530.4
Mobile Precarious Workers? the Case of Post-2008 Latin American Onward Migration from Spain to the UK

Wednesday, July 16, 2014: 9:15 AM
Room: 311+312
Oral Presentation
Rosa MAS GIRALT , University of Leeds, Leeds, United Kingdom
Contemporary studies on intra-EU (European Union) migration have paid insufficient attention to forms of secondary mobilities, either in the case of mobile European citizens or, more significantly, in terms of third country migrants who have acquired citizenship in one Member State and subsequently migrated to another. This paper will contribute to this area of research by focusing on the case of Latin American secondary migrants with EU citizenship who have undertaken onward mobility from Spain to the UK post-2008. Existing studies have found that, for Latin American migrants, it is common to enter the EU via Spain, Italy and Portugal, where they expect obtaining citizenship to be easier, e.g. through historical and family connections. However, subsequent onward mobilities seem to have become more common after the onset of the financial crisis and its harsher consequences in southern EU countries.
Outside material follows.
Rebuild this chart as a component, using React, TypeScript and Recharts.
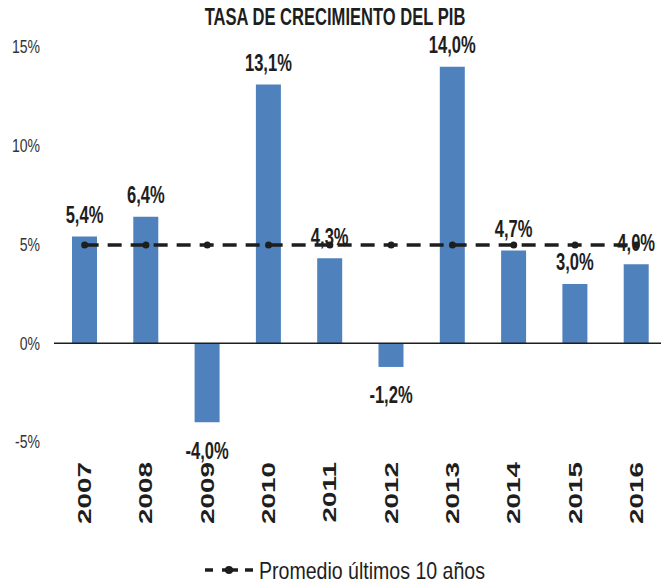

Drawing on a small-scale transnational project involving secondary data analysis and 25 semi-structured interviews with key informants from Latin American migrant voluntary organisations and statutory services working with migrants in Spain and the UK, this paper will explore the emerging picture of the contexts, causes and motivations that underlie these increased onward mobilities and the situations faced by secondary migrants and their families when settling in the UK. Despite these secondary migrants’ hopes of escaping financial difficulties and unemployment in Spain by making use of the right to free mobility which they have acquired with their European citizenship, settlement in the UK becomes fraught with initial arrival problems (i.e. lack of language skills, access to jobs and housing) and the vulnerabilities of joining many fellow Latin American migrants’ socially disadvantaged position as precarious workers in the UK.